TaigaThe objective Zola Jesus set herself for her fourth album was to face her own fears about how her love for pop music would eventually have to inform her work and what that might sound like. It is significant maybe that the oldest song here and the one that finally forced Jesus into the glare of potential mainstream and started the ball rolling, “Dangerous Days”, is also the purest pop song on “Taiga”. It has a brightness that contradicts its title, a brilliant pre chorus, an actual chorus which is only slightly less captivating and a sonic energy that’s slick and addictive and brings to mind the slightly more intricate and risky songs from Madonna’s mighty “Ray of Light” album.

The remainder of Taiga is not really a pop record although it frequently aspires to be one. Soundscapes are stripped almost entirely of any of the glitch that featured on 2011’s “Conatus” or the muddy density on her brilliant breakthrough album “Stridulum II” and replaced by something that is undeniably big and rich but simpler and more concentrated than before.
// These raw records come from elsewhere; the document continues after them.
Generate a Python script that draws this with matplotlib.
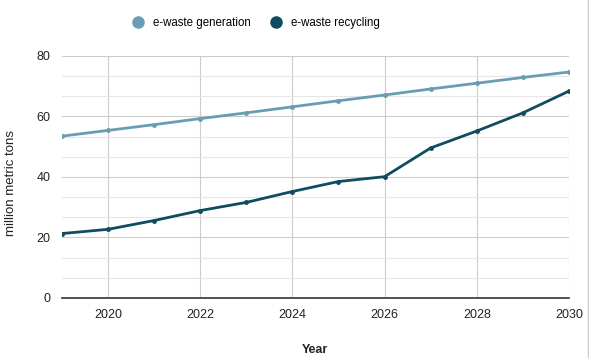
import matplotlib
matplotlib.use("Agg")
import matplotlib.pyplot as plt
from matplotlib.lines import Line2D
import numpy as np

plt.rcParams['font.family'] = ['Liberation Sans', 'DejaVu Sans']

years = [2019, 2020, 2021, 2022, 2023, 2024, 2025, 2026, 2027, 2028, 2029, 2030]
generation = [53.5, 55.4, 57.3, 59.3, 61.2, 63.2, 65.2, 67.1, 69.1, 71.0, 72.9, 74.7]
recycling = [21.3, 22.7, 25.6, 28.9, 31.6, 35.2, 38.5, 40.1, 49.6, 55.2, 61.2, 68.4]
x_ticks = [2020, 2022, 2024, 2026, 2028, 2030]
y_ticks = [0, 20, 40, 60, 80]

c_gen = '#6a9db3'
c_rec = '#0f4c5f'

fig = plt.figure(figsize=(5.89, 3.58), dpi=100)
ax = fig.add_axes([0.105, 0.1676, 0.861, 0.676])

ax.plot(years, generation, color=c_gen, lw=2, marker='o', ms=2.5, zorder=3)
ax.plot(years, recycling, color=c_rec, lw=2, marker='o', ms=2.5, zorder=3)

ax.set_xlim(2019, 2030)
ax.set_ylim(0, 80)
ax.set_xticks(x_ticks)
ax.set_yticks(y_ticks)
ax.set_yticks(np.arange(0, 80, 20 / 3), minor=True)
ax.tick_params(axis='both', length=0, labelsize=9, colors='#222222', pad=8)
ax.tick_params(axis='y', which='minor', length=0)
ax.grid(True, which='major', color='#cccccc', lw=0.8)
ax.grid(True, which='minor', axis='y', color='#e6e6e6', lw=0.8)
ax.set_axisbelow(True)
for s in ['top', 'right', 'left']:
    ax.spines[s].set_visible(False)
ax.spines['bottom'].set_color('#333333')
ax.spines['bottom'].set_linewidth(1.2)

fig.text(0.018, 0.489, 'million metric tons', rotation=90, ha='center', va='center',
         fontsize=9.5, color='#222222')
ax.set_xlabel('Year', fontsize=9, fontweight='bold', color='#222222')
ax.xaxis.set_label_coords(0.5, -0.215)
ax.xaxis.label.set_verticalalignment('center')

handles = [Line2D([], [], ls='', marker='o', ms=8, color=c_gen),
           Line2D([], [], ls='', marker='o', ms=8, color=c_rec)]
fig.legend(handles, ['e-waste generation', 'e-waste recycling'], loc='center',
           bbox_to_anchor=(0.43, 0.936), ncol=2, frameon=False, fontsize=8.3,
           handletextpad=0.3, columnspacing=1.2)

fig.add_artist(Line2D([0.998, 0.998], [0, 1], color='#cccccc', lw=1))

fig.savefig('out.png', dpi=100)
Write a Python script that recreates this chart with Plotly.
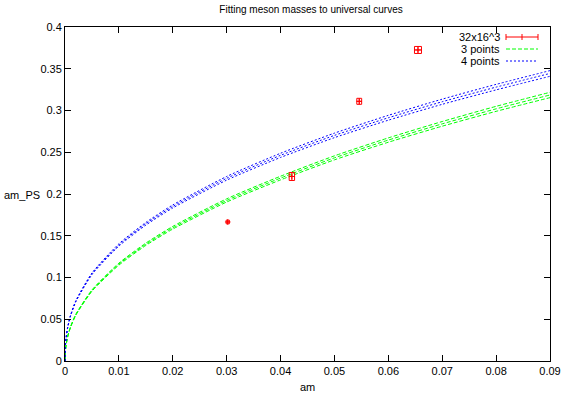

A lot of the songs have beautiful, powerful intermissions; it’s just that too frequently the melodies are lacking the strength to push these tracks to required level, the one which you presume she had in her sights. Dean Hurley co-produces with Jesus and is an odd choice given his primary job as David Lynch’s new sound man, responsible for producing both of Lynch’s inconsistent and naive solo albums, and hardly a name synonymous with making music that can be sung along to. There are references here to the Ryan Tedder meets Sia school of Beyoncé power pop on the crashing but dull “Lawless” and the Rihanna-phrased “Long Way Down” but neither songs would pass the pop queen’s test of a tune that hijacks relentlessly.

The more successful tracks, and “Taiga’” is the definition of a front-loaded album, happen in the first half. “Dust” has a woozy, avant r’n’b doo-wop swing which is hypnotising and commercially-minded and “Go (Blank Sea)” like Petula Clark, and hundreds after her, successfully sees Jesus pining for the eternal pop never-never land of “Downtown”. “Hunger” has a thrusting and bewildering attack of beats, brass and synths – at one point it’s hard to distinguish between the two- and a glacial, persistent string part and is exhilarating and sharply euphoric. “Ego” is a suspended hymn of considerable power where all of “Taiga”’s elements fall into place; a lucid and possessed vocal interrupted by sheets of brass that morph effortlessly into aching strings. The ongoing presence of strings and brass in particular bear out the theory that “Taiga” is more of a continuation of the stripped down “Versions” of last year then something you might hear in a bar. From here on in and midway through “Taiga”’s playing time the focus is lost, however, and gives way to repetition and mediocre tunes. “Hollow”, for example, attempts to salvage some drama and presence but is an oddly similar reimagining of the far superior “Hunger”.

Since the release of “Taiga”, Jesus has been remixed by the likes of The Juan Maclean and Diplo, a still relatively underground sophisticated pop-dance act, and the man rumoured to be producing the next Madonna album. Both artists have done commendable jobs in highlighting the hooks in what were admittedly already two of the album’s stronger songs (“Dangerous Days” and “Go”). Where their real strength lies, though, is in taking Jesus’ music to a demographic previously unaware of her and potentially initiating an interest to investigate further. This is where Jesus and “Taiga” stumble as the initial promise of something different and more accessible is never really delivered so new fans are unlikely to convert and current ones will be dissatisfied at the loss of the incredible depth and half-shaded mystery that permeated her earlier work. A good album still with some great songs but “Taiga” doesn’t quite provide the soundtrack that Zola Jesus commands and deserves, whether she continues to chase her big pop arrival remains to be seen but you feel that this isn’t it.